This is on an i5 desktop with 16 gigs of ram and an ssd.

This is a pretty good test though, as it's a real world use case (even if the data was generated with PGBench).  We now know that area needs some work before it can be used for anything more than a toy database.

Thanks,
-Adam

On Thu, Oct 2, 2014 at 7:52 AM, Felix Kunde <felix-kunde@gmx.de> wrote:
Hey there
 
Thanks again for the fix. I was able to merge it into my repo.
Also thanks for benchmarking audit. Very interesting results.
I wonder how the recreation of former database states scales when processing many deltas.
Haven’t done a lot of testing in that direction.
 
I will transfer the code soon to a more public repo on GitHub. As far as I see I have to create an organization for that.
 
Cheers
Felix
 
Gesendet: Mittwoch, 01. Oktober 2014 um 17:09 Uhr

Von: "Adam Brusselback" <adambrusselback@gmail.com>
An: "Felix Kunde" <felix-kunde@gmx.de>
Cc: "pgsql-general@postgresql.org" <pgsql-general@postgresql.org>
Betreff: Re: [GENERAL] table versioning approach (not auditing)
I know we're kinda hijacking this thread, so sorry for that.  If you'd like to do that, i'd be more than happy to use it and push any fixes / changes upstream.  I don't have much of a preference on the name either, as long as it's something that makes sense. 
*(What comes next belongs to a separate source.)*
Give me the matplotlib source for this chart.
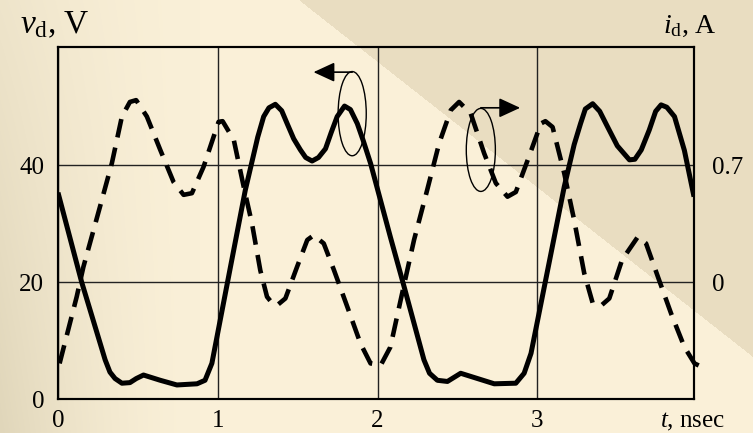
import numpy as np
import matplotlib
matplotlib.use("Agg")
import matplotlib.pyplot as plt
from matplotlib.patches import Ellipse

plt.rcParams['font.family'] = ['Liberation Serif', 'DejaVu Serif']
plt.rcParams['mathtext.fontset'] = 'custom'
plt.rcParams['mathtext.rm'] = 'Liberation Serif'
plt.rcParams['mathtext.it'] = 'Liberation Serif:italic'
plt.rcParams['lines.scale_dashes'] = False

# ---- data ----
# solid: diode voltage v_d (V), left axis
t_v = [0.0, 0.148, 0.295, 0.325, 0.357, 0.40, 0.45, 0.49, 0.535, 0.64, 0.744, 0.87, 0.92, 0.963,
       1.08, 1.172, 1.25, 1.287, 1.32, 1.36, 1.40, 1.434, 1.475, 1.517, 1.55, 1.59, 1.63, 1.674,
       1.71, 1.747, 1.793, 1.83, 1.873, 1.91, 1.956, 2.08, 2.155, 2.29, 2.325, 2.374, 2.437,
       2.52, 2.73, 2.865, 2.917, 2.96, 3.085, 3.168, 3.23, 3.27, 3.30, 3.346, 3.39, 3.44,
       3.50, 3.576, 3.61, 3.65, 3.70, 3.74, 3.774, 3.81, 3.858, 3.92, 3.98]
v_d = [35.3, 20.0, 6.7, 4.6, 3.5, 2.7, 2.8, 3.5, 4.1, 3.2, 2.4, 2.6, 3.2, 6.1,
       22.7, 35.7, 44.8, 48.3, 49.8, 50.4, 49.3, 47.1, 44.5, 42.6, 41.3, 40.7, 41.3, 42.8,
       45.6, 48.3, 50.1, 49.5, 47.1, 44.2, 40.3, 27.7, 20.3, 6.7, 4.4, 3.2, 3.0,
       4.4, 2.6, 2.7, 4.4, 7.8, 24.9, 36.3, 43.5, 47.1, 49.6, 50.5, 49.2, 46.5,
       43.3, 40.9, 41.0, 42.6, 46.0, 49.2, 50.3, 49.9, 48.3, 42.5, 34.6]

# dashed: diode current i_d (A), right axis
t_i = [0.01, 0.117, 0.159, 0.263, 0.337, 0.40, 0.45, 0.489, 0.556, 0.64, 0.723, 0.786,
       0.838, 0.911, 1.005, 1.03, 1.10, 1.162, 1.214, 1.266, 1.308, 1.34, 1.37, 1.423,
       1.496, 1.56, 1.60, 1.663, 1.726, 1.81, 1.893, 1.956, 2.02, 2.08, 2.144, 2.228,
       2.31, 2.385, 2.458, 2.51, 2.583, 2.667, 2.74, 2.813, 2.865, 2.94, 3.022, 3.05,
       3.095, 3.168, 3.23, 3.293, 3.346, 3.40, 3.45, 3.53, 3.628, 3.68, 3.754, 3.837,
       3.92, 3.983, 4.035]
i_d = [-0.487, -0.088, 0.091, 0.452, 0.711, 0.991, 1.078, 1.089, 0.991, 0.791, 0.599, 0.522,
       0.532, 0.690, 0.959, 0.963, 0.851, 0.571, 0.350, 0.070, -0.088, -0.126, -0.140, -0.098,
       0.091, 0.252, 0.280, 0.231, 0.074, -0.147, -0.368, -0.487, -0.497, -0.389, -0.109, 0.252,
       0.550, 0.830, 1.029, 1.078, 1.008, 0.770, 0.592, 0.511, 0.539, 0.732, 0.949, 0.963,
       0.928, 0.651, 0.371, 0.053, -0.126, -0.140, -0.098, 0.133, 0.270, 0.231, 0.032, -0.189,
       -0.389, -0.487, -0.511]

x_ticks = [0, 1, 2, 3]
x_labels = ['0', '1', '2', '3']
yl_ticks = [0, 20, 40]
yl_labels = ['0', '20', '40']
yr_ticks = [0, 0.7]
yr_labels = ['0', '0.7']

W, H = 753, 433
fig = plt.figure(figsize=(W / 100, H / 100), dpi=100)

# ---- background ----
bg = fig.add_axes([0, 0, 1, 1], zorder=-10)
xx, yy = np.meshgrid(np.arange(W), np.arange(H))
light = np.array([250, 240, 216]) / 255.0
edge = np.array([224, 214, 186]) / 255.0
tex = np.array([233, 221, 193]) / 255.0
w = np.clip(1 - xx / 200.0, 0, 1) ** 1.6 * (0.45 + 0.55 * yy / H)
img = light[None, None, :] * (1 - w[..., None]) + edge[None, None, :] * w[..., None]
mask = yy < (xx - 299) * 0.786
img[mask] = tex
bg.imshow(img, aspect='auto', extent=[0, W, H, 0])
bg.axis('off')

# ---- main axes ----
ax = fig.add_axes([58 / W, 1 - 399 / H, (694 - 58) / W, (399 - 47) / H])
ax.set_facecolor('none')
ax.set_xlim(0, 3.98)
ax.set_ylim(0, 60.2)
ax2 = ax.twinx()
ax2.set_ylim((0 - 20) * 0.035, (60.2 - 20) * 0.035)

ax.plot(t_v, v_d, color='black', lw=3.6, solid_joinstyle='round', solid_capstyle='butt', zorder=5)
ax2.plot(t_i, i_d, color='black', lw=3.3, dashes=(13.5, 7.5), dash_capstyle='butt',
         dash_joinstyle='round', clip_on=False, zorder=5)

ax.set_xticks(x_ticks)
ax.set_xticklabels(x_labels)
ax.set_yticks(yl_ticks)
ax.set_yticklabels(yl_labels)
ax2.set_yticks(yr_ticks)
ax2.set_yticklabels(yr_labels)

ax.grid(True, color='#222222', lw=1.0)
ax.set_axisbelow(True)
ax.tick_params(axis='both', length=0, labelsize=18)
ax.tick_params(axis='y', pad=10)
ax.tick_params(axis='x', pad=8)
ax2.tick_params(axis='y', length=0, labelsize=18, pad=13)
for a in (ax, ax2):
    for s in a.spines.values():
        s.set_linewidth(1.5)
        s.set_color('black')

# annotations: ellipses with arrows
ax.add_patch(Ellipse((1.841, 48.8), 0.176, 14.4, fill=False, lw=1.0, color='black', zorder=6))
ax.annotate('', xy=(1.599, 55.9), xytext=(1.841, 55.9),
            arrowprops=dict(arrowstyle='-|>,head_length=1.3,head_width=0.6',
                            mutation_scale=10, lw=1.2, color='black', shrinkA=0, shrinkB=0),
            zorder=6)
ax.add_patch(Ellipse((2.646, 42.6), 0.182, 14.2, fill=False, lw=1.0, color='black', zorder=6))
ax.annotate('', xy=(2.892, 49.8), xytext=(2.646, 49.8),
            arrowprops=dict(arrowstyle='-|>,head_length=1.3,head_width=0.6',
                            mutation_scale=10, lw=1.2, color='black', shrinkA=0, shrinkB=0),
            zorder=6)

# axis titles
fig.text(20 / W, 1 - 33 / H, r'$v_{\mathrm{d}}$, V', fontsize=24, ha='left', va='baseline')
fig.text(663 / W, 1 - 33 / H, r'$i_{\mathrm{d}}$, A', fontsize=20, ha='left', va='baseline')
fig.text(693 / W, 1 - 422 / H, r'$t$, nsec', fontsize=18, ha='center', va='center')

fig.savefig('out.png', dpi=100)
I would consider myself far from an expert though! Either way, more people using a single solution is a good thing.
 
As a side note, I did some benchmarking this morning and wanted to share the results:
pgbench -i -s 140 -U postgres pgbench

pgbench -c 4 -j 4 -T 600 -U postgres pgbench
no auditing tps: 2854
NOTE: Accounts are audited
auditing tps: 1278

pgbench -c 2 -j 2 -N -T 300 -U postgres pgbench
no auditing tps: 2504
NOTE: Accounts are audited
auditing tps: 822

pgbench -c 2 -j 2 -T 300 -U postgres pgbench
no auditing tps: 1836
NOTE: branches and tellers are audited, accounts are not
auditing tps: 505
 
I'd love to see if there are some easy wins to boost the performance.
 
On Wed, Oct 1, 2014 at 5:19 AM, Felix Kunde <felix-kunde@gmx.de> wrote:
Hey there. Thank you very much for that fix! Thats why I'd like to have a joint development and joint testing. It's way more convincing for users to go for a solution that is tested by some experts than just by a random developer :)
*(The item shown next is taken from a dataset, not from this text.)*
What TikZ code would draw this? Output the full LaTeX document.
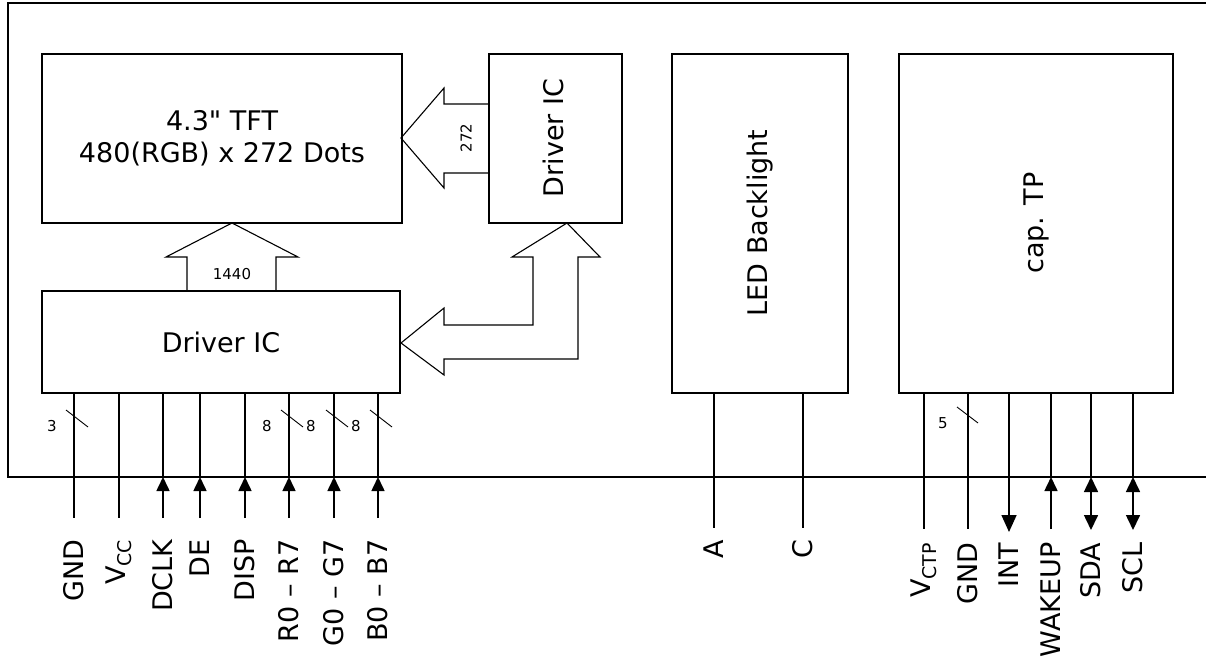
\documentclass[tikz,border=0pt]{standalone}
\usepackage{fontspec}
\setmainfont{DejaVu Sans}
\newfontfamily\qfont{DejaVu Sans}
\usetikzlibrary{arrows.meta}
\begin{document}
\begin{tikzpicture}[x=1pt,y=-1pt, line width=1.1pt,
  box/.style={draw, line width=1.1pt, inner sep=0pt, align=center},
  big/.style={font=\fontsize{27}{32}\selectfont},
  small/.style={font=\fontsize{15}{17}\selectfont, inner sep=0pt},
  pinlbl/.style={big, rotate=90, anchor=east, inner sep=0pt},
  wire/.style={line width=1.1pt},
  sig/.style={line width=1.6pt},
  uptip/.style={sig, -{Triangle[length=14pt,width=13pt]}},
  dntip/.style={sig, -{Triangle[length=17pt,width=15pt]}},
  bitip/.style={sig, {Triangle[length=15pt,width=14pt]}-{Triangle[length=15pt,width=14pt]}},
  blk/.style={draw, line width=1.1pt, line join=miter}
]
\useasboundingbox (0,0) rectangle (1206,658);
% outer frame
\draw[wire] (1206,3) -- (8,3) -- (8,477) -- (1206,477);

% boxes
\node[box, big, minimum width=360pt, minimum height=169pt] (tft) at (222,138.5) {4.3{\qfont "} TFT\\480(RGB) x 272 Dots};
\node[box, minimum width=133pt, minimum height=169pt] (drvtop) at (555.5,138.5) {};
\node[big, rotate=90] (drvtoplbl) at (553,138) {Driver IC};
\node[box, big, minimum width=358pt, minimum height=102pt] (drvbot) at (221,342) {Driver IC};
\node[box, minimum width=176pt, minimum height=339pt] (led) at (760,223.5) {};
\node[big, rotate=90] (ledlbl) at (760,223) {LED Backlight};
\node[box, minimum width=274pt, minimum height=339pt] (ctp) at (1036,223.5) {};
\node[big, rotate=90] (ctplbl) at (1036,223) {cap. TP};

% block arrow 272
\draw[blk] (401,138) -- (444,88) -- (444,104) -- (489,104) -- (489,173) -- (444,173) -- (444,188) -- cycle;
\node[small, rotate=90] (n272) at (466,138) {272};
% block arrow 1440
\draw[blk] (232,223) -- (298,257) -- (276,257) -- (276,291) -- (187,291) -- (187,257) -- (166,257) -- cycle;
\node[small] (n1440) at (232,274) {1440};
% bidirectional bus
\draw[blk] (401,343) -- (444,308) -- (444,325) -- (533,325) -- (533,257) -- (512,257) -- (567,223) -- (600,257) -- (578,257) -- (578,359) -- (444,359) -- (444,375) -- cycle;

% left pins
\foreach \n/\x in {gnd/74, vcc/119} {
  \draw[wire] (\x,393) -- (\x,518);
}
\foreach \n/\x in {dclk/163, de/200, disp/245, r/289, g/334, b/378} {
  \draw[wire] (\x,393) -- (\x,477);
  \draw[uptip] (\x,518) -- (\x,477);
}
% bus slashes
\foreach \x in {74,289,334,378} {
  \draw[line width=0.9pt] (\x-8,410) -- (\x+14,427);
}
\node[small] (l3) at (52,426) {3};
\node[small] (l8a) at (267,426) {8};
\node[small] (l8b) at (311,426) {8};
\node[small] (l8c) at (356,426) {8};

% left labels
\node[pinlbl] (tgnd) at (74,539) {GND};
\node[pinlbl] (tvcc) at (119,539) {V\textsubscript{CC}};
\node[pinlbl] (tdclk) at (163,539) {DCLK};
\node[pinlbl] (tde) at (200,539) {DE};
\node[pinlbl] (tdisp) at (245,539) {DISP};
\node[pinlbl] (tr) at (289,539) {R0 – R7};
\node[pinlbl] (tg) at (334,539) {G0 – G7};
\node[pinlbl] (tb) at (378,539) {B0 – B7};

% LED pins
\draw[wire] (714,393) -- (714,528);
\draw[wire] (803,393) -- (803,528);
\node[pinlbl] (ta) at (714,539) {A};
\node[pinlbl] (tc) at (803,539) {C};

% CTP pins
\draw[wire] (924,393) -- (924,529);
\draw[wire] (968,393) -- (968,529);
\draw[line width=0.9pt] (957,407) -- (978,423);
\node[small] (l5) at (943,423) {5};
\draw[wire] (1009,393) -- (1009,477);
\draw[dntip] (1009,477) -- (1009,532);
\draw[wire] (1051,393) -- (1051,477);
\draw[uptip] (1051,529) -- (1051,477);
\draw[wire] (1091,393) -- (1091,477);
\draw[bitip] (1091,477) -- (1091,530);
\draw[wire] (1133,393) -- (1133,477);
\draw[bitip] (1133,477) -- (1133,530);

\node[pinlbl] (tvctp) at (924,542) {V\textsubscript{CTP}};
\node[pinlbl] (tgnd2) at (968,542) {GND};
\node[pinlbl] (tint) at (1009,542) {INT};
\node[pinlbl] (twake) at (1051,542) {WAKEUP};
\node[pinlbl] (tsda) at (1091,542) {SDA};
\node[pinlbl] (tscl) at (1133,542) {SCL};
\end{tikzpicture}
\end{document}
I'm open to create a new project and push the code there. Don't care about the name. Then we might figure out which parts are already good, which parts could be improved and where to go next. I think switching to JSONB for example will be easy, as it offers the same functions than JSON afaik.
 

Gesendet: Dienstag, 30. September 2014 um 21:16 Uhr
Von: "Adam Brusselback" <adambrusselback@gmail.com>
An: "Felix Kunde" <felix-kunde@gmx.de>
Cc: "pgsql-general@postgresql.org" <pgsql-general@postgresql.org>
Betreff: Re: [GENERAL] table versioning approach (not auditing)
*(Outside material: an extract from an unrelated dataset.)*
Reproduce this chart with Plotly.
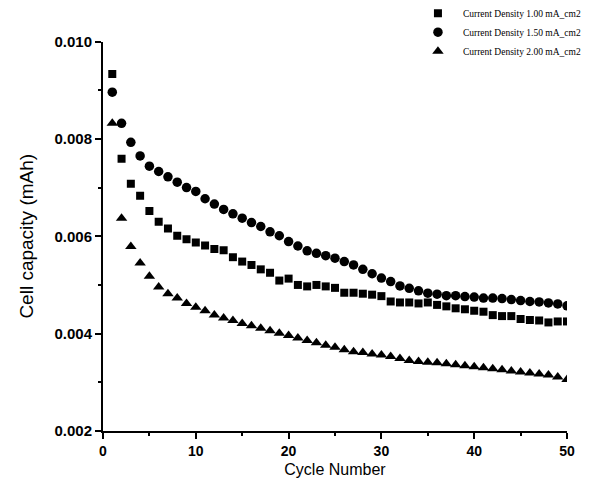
import plotly.graph_objects as go

cycles = list(range(1, 51))

cap_100 = [0.00933, 0.00759, 0.00708, 0.00683, 0.00652, 0.00630, 0.00616, 0.00601, 0.00594, 0.00587,
           0.00581, 0.00574, 0.00571, 0.00557, 0.00548, 0.00541, 0.00532, 0.00525, 0.00509, 0.00513,
           0.00500, 0.00497, 0.00500, 0.00497, 0.00494, 0.00484, 0.00484, 0.00482, 0.00480, 0.00477,
           0.00466, 0.00464, 0.00464, 0.00462, 0.00464, 0.00459, 0.00456, 0.00452, 0.00450, 0.00447,
           0.00445, 0.00438, 0.00436, 0.00436, 0.00430, 0.00428, 0.00427, 0.00423, 0.00425, 0.00425]

cap_150 = [0.00896, 0.00832, 0.00793, 0.00765, 0.00744, 0.00733, 0.00722, 0.00711, 0.00700, 0.00692,
           0.00677, 0.00666, 0.00655, 0.00646, 0.00637, 0.00628, 0.00620, 0.00609, 0.00601, 0.00589,
           0.00580, 0.00570, 0.00565, 0.00560, 0.00555, 0.00548, 0.00541, 0.00532, 0.00523, 0.00514,
           0.00507, 0.00498, 0.00493, 0.00488, 0.00483, 0.00481, 0.00478, 0.00478, 0.00476, 0.00475,
           0.00473, 0.00473, 0.00472, 0.00470, 0.00468, 0.00466, 0.00465, 0.00463, 0.00461, 0.00457]

cap_200 = [0.00832, 0.00637, 0.00579, 0.00545, 0.00518, 0.00496, 0.00482, 0.00473, 0.00462, 0.00454,
           0.00447, 0.00438, 0.00432, 0.00427, 0.00421, 0.00416, 0.00411, 0.00406, 0.00401, 0.00396,
           0.00391, 0.00386, 0.00381, 0.00376, 0.00372, 0.00367, 0.00363, 0.00361, 0.00358, 0.00356,
           0.00353, 0.00349, 0.00345, 0.00343, 0.00341, 0.00340, 0.00338, 0.00336, 0.00334, 0.00332,
           0.00330, 0.00328, 0.00326, 0.00323, 0.00321, 0.00319, 0.00317, 0.00315, 0.00311, 0.00306]

series_names = ["Current Density 1.00 mA_cm2",
                "Current Density 1.50 mA_cm2",
                "Current Density 2.00 mA_cm2"]

x_ticks = [0, 10, 20, 30, 40, 50]
y_ticks = [0.002, 0.004, 0.006, 0.008, 0.010]
y_tick_labels = ["0.002", "0.004", "0.006", "0.008", "0.010"]

fig = go.Figure()
fig.add_trace(go.Scatter(x=cycles, y=cap_100, mode="markers", name=series_names[0],
                         marker=dict(symbol="square", size=8, color="black")))
fig.add_trace(go.Scatter(x=cycles, y=cap_150, mode="markers", name=series_names[1],
                         marker=dict(symbol="circle", size=9.5, color="black")))
fig.add_trace(go.Scatter(x=cycles, y=cap_200, mode="markers", name=series_names[2],
                         marker=dict(symbol="triangle-up", size=10, color="black")))

fig.update_layout(
    width=586, height=486,
    margin=dict(l=95, r=27, t=0, b=63, autoexpand=False),
    paper_bgcolor="white", plot_bgcolor="white",
    font=dict(family="Liberation Sans, Arial", color="black", size=13),
    showlegend=True,
    legend=dict(x=0.668, y=1.022, xanchor="left", yanchor="top",
                font=dict(family="Liberation Serif", size=9.5, color="black"),
                bgcolor="rgba(0,0,0,0)", itemwidth=40, tracegroupgap=2),
    xaxis=dict(range=[0, 50], tickvals=x_ticks, ticktext=[str(v) for v in x_ticks],
               automargin=False,
               showgrid=False, zeroline=False, showline=True, linecolor="black", linewidth=2,
               ticks="outside", ticklen=6, tickwidth=2, tickcolor="black",
               minor=dict(dtick=5, ticks="outside", ticklen=3, tickwidth=1.5, tickcolor="black"),
               tickfont=dict(family="Liberation Sans", size=14, color="black", weight="bold"),
               title=dict(text="Cycle Number", standoff=6,
                          font=dict(family="Liberation Sans", size=16, color="black"))),
    yaxis=dict(range=[0.002, 0.010], domain=[0, 0.9208], tickvals=y_ticks, ticktext=y_tick_labels,
               automargin=False,
               showgrid=False, zeroline=False, showline=True, linecolor="black", linewidth=2,
               ticks="outside", ticklen=6, tickwidth=2, tickcolor="black",
               minor=dict(dtick=0.001, ticks="outside", ticklen=3, tickwidth=1.5, tickcolor="black"),
               tickfont=dict(family="Liberation Sans", size=15, color="black", weight="bold"),
               title=dict(text="Cell capacity (mAh)", standoff=16,
                          font=dict(family="Liberation Sans", size=19, color="black"))),
)

fig.write_html("out.html")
Felix, I'd love to see a single, well maintained project. For example, I just found yours, and gave it a shot today after seeing this post.  I found a bug when an update command is issued, but the old and new values are all the same.  The trigger will blow up.  I've got a fix for that, but if we had one project that more than a handful of people used, stuff like that would be quashed very quickly.
 
I love the design of it by the way. Any idea what it will take to move to JSONB for 9.4? 
 
 
On Tue, Sep 30, 2014 at 7:22 AM, Felix Kunde <felix-kunde@gmx.de> wrote:Hey
 
yes i'm adding an additional key to each of my tables. First i wanted to use the primary key as one column in my audit_log table, but in some of my tables the PK consists of more than one column. Plus it's nice to have one key that is called the same over all tables.
 
To get a former state for one row at date x I need to join the latest delta BEFORE date x with each delta AFTER date x. If I would log complete rows, this joining part would not be neccessary, but as I usually work with spatial databases that have complex geometries and also image files, this strategy is too harddisk consuming.
 
If there are more users following a similar approach, I wonder why we not throw all the good ideas together, to have one solution that is tested, maintained and improved by more developpers. This would be great.
 
Felix
 

Gesendet: Montag, 29. September 2014 um 23:25 Uhr

Von: "Abelard Hoffman" <abelardhoffman@gmail.com[abelardhoffman@gmail.com]>
An: "Felix Kunde" <felix-kunde@gmx.de[felix-kunde@gmx.de]>
Cc: "pgsql-general@postgresql.org[pgsql-general@postgresql.org]" <pgsql-general@postgresql.org[pgsql-general@postgresql.org]>
Betreff: Re: [GENERAL] table versioning approach (not auditing)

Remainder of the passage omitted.